───── DATA BLOCK ─────

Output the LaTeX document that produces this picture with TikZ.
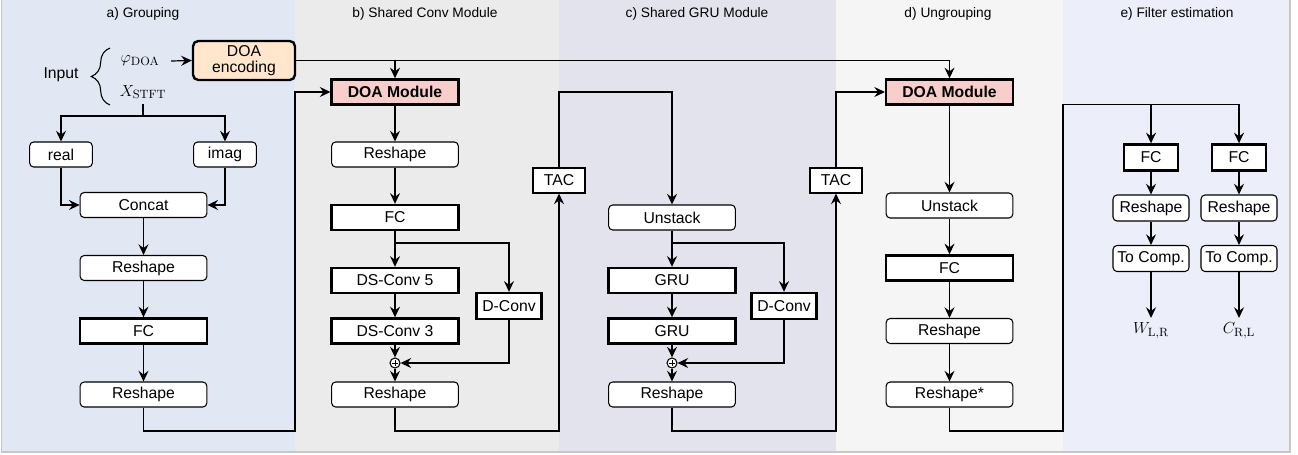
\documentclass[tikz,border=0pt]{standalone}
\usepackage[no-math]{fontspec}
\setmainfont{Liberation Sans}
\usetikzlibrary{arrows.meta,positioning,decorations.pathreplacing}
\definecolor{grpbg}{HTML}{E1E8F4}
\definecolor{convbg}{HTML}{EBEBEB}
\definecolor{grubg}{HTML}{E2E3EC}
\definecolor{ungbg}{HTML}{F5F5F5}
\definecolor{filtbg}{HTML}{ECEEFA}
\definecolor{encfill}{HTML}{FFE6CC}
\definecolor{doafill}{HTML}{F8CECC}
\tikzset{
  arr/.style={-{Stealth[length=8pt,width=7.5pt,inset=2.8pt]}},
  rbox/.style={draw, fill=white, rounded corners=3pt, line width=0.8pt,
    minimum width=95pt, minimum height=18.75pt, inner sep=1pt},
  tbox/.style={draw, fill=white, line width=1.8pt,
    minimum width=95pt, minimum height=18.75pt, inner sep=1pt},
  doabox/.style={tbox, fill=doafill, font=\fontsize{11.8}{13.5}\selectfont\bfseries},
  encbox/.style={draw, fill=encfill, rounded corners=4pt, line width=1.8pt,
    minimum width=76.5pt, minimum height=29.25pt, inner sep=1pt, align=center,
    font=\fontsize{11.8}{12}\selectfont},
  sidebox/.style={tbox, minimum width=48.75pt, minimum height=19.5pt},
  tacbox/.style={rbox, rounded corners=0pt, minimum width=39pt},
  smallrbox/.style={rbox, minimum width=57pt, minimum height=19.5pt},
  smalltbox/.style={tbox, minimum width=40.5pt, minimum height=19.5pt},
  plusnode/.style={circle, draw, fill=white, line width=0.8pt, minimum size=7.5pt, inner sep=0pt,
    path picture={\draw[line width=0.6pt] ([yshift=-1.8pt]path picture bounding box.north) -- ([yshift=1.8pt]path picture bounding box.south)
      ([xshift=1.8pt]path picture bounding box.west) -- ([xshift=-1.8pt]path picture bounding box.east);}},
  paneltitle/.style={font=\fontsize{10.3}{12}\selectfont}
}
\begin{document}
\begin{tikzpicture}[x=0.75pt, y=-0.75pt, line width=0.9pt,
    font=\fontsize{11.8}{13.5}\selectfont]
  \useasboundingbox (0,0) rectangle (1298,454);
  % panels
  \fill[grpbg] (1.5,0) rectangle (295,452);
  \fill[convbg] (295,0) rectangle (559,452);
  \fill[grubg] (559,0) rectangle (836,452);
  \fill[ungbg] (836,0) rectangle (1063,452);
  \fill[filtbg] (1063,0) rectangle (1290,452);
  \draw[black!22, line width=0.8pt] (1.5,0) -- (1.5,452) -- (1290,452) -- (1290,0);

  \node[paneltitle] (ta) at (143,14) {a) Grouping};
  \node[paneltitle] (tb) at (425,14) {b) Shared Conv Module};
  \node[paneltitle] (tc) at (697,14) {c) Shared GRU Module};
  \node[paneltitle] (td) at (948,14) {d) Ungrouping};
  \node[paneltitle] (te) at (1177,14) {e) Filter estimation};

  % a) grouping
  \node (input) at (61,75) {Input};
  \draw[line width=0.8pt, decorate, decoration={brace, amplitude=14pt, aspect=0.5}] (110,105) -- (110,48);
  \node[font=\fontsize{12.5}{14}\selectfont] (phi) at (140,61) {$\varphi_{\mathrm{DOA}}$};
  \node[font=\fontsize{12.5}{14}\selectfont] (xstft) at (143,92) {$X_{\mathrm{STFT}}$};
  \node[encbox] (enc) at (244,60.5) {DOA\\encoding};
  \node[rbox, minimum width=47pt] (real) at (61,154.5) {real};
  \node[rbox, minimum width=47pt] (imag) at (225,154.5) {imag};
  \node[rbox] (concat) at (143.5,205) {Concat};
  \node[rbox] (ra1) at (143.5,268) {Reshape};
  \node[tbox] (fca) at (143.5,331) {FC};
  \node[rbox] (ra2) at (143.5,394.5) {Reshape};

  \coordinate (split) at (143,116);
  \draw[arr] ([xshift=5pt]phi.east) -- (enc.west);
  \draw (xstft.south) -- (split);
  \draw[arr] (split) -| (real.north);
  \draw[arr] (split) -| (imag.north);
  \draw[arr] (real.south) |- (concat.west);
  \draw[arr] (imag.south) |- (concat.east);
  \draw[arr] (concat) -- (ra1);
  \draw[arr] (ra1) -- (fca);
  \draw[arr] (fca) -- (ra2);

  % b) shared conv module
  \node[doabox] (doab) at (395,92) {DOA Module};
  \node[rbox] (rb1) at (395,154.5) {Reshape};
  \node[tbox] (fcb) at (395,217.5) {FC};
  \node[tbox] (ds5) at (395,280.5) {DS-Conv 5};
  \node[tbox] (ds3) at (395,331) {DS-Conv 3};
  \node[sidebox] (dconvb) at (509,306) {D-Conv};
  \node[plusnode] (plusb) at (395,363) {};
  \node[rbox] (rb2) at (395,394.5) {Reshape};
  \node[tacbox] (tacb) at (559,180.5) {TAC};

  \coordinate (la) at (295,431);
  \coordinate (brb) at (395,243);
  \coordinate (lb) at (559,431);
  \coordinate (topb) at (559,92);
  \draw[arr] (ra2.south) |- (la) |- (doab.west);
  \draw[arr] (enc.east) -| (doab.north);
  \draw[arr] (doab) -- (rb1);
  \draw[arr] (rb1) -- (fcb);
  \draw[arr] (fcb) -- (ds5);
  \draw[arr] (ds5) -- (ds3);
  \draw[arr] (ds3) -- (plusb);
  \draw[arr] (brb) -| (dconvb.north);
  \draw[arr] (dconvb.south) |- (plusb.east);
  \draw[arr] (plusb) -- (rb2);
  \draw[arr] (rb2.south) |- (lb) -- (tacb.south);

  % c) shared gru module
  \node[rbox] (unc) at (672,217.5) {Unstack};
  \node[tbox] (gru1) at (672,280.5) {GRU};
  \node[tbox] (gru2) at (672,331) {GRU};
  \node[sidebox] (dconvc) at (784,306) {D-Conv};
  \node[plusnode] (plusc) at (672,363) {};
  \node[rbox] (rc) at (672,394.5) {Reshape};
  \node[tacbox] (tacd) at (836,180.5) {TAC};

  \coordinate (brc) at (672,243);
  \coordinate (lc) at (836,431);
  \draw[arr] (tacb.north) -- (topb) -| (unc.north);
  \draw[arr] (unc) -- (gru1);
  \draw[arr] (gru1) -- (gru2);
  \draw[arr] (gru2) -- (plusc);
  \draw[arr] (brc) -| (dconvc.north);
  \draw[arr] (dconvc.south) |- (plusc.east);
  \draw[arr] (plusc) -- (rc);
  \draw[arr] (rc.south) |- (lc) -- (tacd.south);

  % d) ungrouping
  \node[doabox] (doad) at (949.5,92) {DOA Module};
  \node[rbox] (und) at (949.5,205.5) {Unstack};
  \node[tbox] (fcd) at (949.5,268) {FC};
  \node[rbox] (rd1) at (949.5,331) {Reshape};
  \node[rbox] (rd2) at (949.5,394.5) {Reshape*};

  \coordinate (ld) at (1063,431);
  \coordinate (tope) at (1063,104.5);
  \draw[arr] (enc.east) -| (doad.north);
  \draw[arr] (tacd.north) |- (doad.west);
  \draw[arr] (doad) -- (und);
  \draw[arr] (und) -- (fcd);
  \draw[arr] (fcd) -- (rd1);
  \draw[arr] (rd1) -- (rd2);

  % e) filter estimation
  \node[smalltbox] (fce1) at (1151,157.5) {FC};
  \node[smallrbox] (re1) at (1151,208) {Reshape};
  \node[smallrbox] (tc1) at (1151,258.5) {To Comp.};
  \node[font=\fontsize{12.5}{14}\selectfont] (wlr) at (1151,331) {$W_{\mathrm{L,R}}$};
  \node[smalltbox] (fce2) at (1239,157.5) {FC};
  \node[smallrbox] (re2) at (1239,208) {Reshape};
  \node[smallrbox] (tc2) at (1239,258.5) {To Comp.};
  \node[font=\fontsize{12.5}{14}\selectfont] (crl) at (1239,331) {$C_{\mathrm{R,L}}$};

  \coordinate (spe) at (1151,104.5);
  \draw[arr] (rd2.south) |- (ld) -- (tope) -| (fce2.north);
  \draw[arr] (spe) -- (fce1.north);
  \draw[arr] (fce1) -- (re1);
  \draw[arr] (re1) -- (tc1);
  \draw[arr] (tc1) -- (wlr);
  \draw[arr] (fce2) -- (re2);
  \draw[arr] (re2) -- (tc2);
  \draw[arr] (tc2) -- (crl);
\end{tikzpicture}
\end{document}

─────

WHAT THE TASK ASKS:
Could the lines from the top of the material through the line with "(1290,452) -- (1290,0);" be repeated exactly, pictures left out?

ANSWER TO THIS PROBLEM:
Output the LaTeX document that produces this picture with TikZ.
\documentclass[tikz,border=0pt]{standalone}
\usepackage[no-math]{fontspec}
\setmainfont{Liberation Sans}
\usetikzlibrary{arrows.meta,positioning,decorations.pathreplacing}
\definecolor{grpbg}{HTML}{E1E8F4}
\definecolor{convbg}{HTML}{EBEBEB}
\definecolor{grubg}{HTML}{E2E3EC}
\definecolor{ungbg}{HTML}{F5F5F5}
\definecolor{filtbg}{HTML}{ECEEFA}
\definecolor{encfill}{HTML}{FFE6CC}
\definecolor{doafill}{HTML}{F8CECC}
\tikzset{
  arr/.style={-{Stealth[length=8pt,width=7.5pt,inset=2.8pt]}},
  rbox/.style={draw, fill=white, rounded corners=3pt, line width=0.8pt,
    minimum width=95pt, minimum height=18.75pt, inner sep=1pt},
  tbox/.style={draw, fill=white, line width=1.8pt,
    minimum width=95pt, minimum height=18.75pt, inner sep=1pt},
  doabox/.style={tbox, fill=doafill, font=\fontsize{11.8}{13.5}\selectfont\bfseries},
  encbox/.style={draw, fill=encfill, rounded corners=4pt, line width=1.8pt,
    minimum width=76.5pt, minimum height=29.25pt, inner sep=1pt, align=center,
    font=\fontsize{11.8}{12}\selectfont},
  sidebox/.style={tbox, minimum width=48.75pt, minimum height=19.5pt},
  tacbox/.style={rbox, rounded corners=0pt, minimum width=39pt},
  smallrbox/.style={rbox, minimum width=57pt, minimum height=19.5pt},
  smalltbox/.style={tbox, minimum width=40.5pt, minimum height=19.5pt},
  plusnode/.style={circle, draw, fill=white, line width=0.8pt, minimum size=7.5pt, inner sep=0pt,
    path picture={\draw[line width=0.6pt] ([yshift=-1.8pt]path picture bounding box.north) -- ([yshift=1.8pt]path picture bounding box.south)
      ([xshift=1.8pt]path picture bounding box.west) -- ([xshift=-1.8pt]path picture bounding box.east);}},
  paneltitle/.style={font=\fontsize{10.3}{12}\selectfont}
}
\begin{document}
\begin{tikzpicture}[x=0.75pt, y=-0.75pt, line width=0.9pt,
    font=\fontsize{11.8}{13.5}\selectfont]
  \useasboundingbox (0,0) rectangle (1298,454);
  % panels
  \fill[grpbg] (1.5,0) rectangle (295,452);
  \fill[convbg] (295,0) rectangle (559,452);
  \fill[grubg] (559,0) rectangle (836,452);
  \fill[ungbg] (836,0) rectangle (1063,452);
  \fill[filtbg] (1063,0) rectangle (1290,452);
  \draw[black!22, line width=0.8pt] (1.5,0) -- (1.5,452) -- (1290,452) -- (1290,0);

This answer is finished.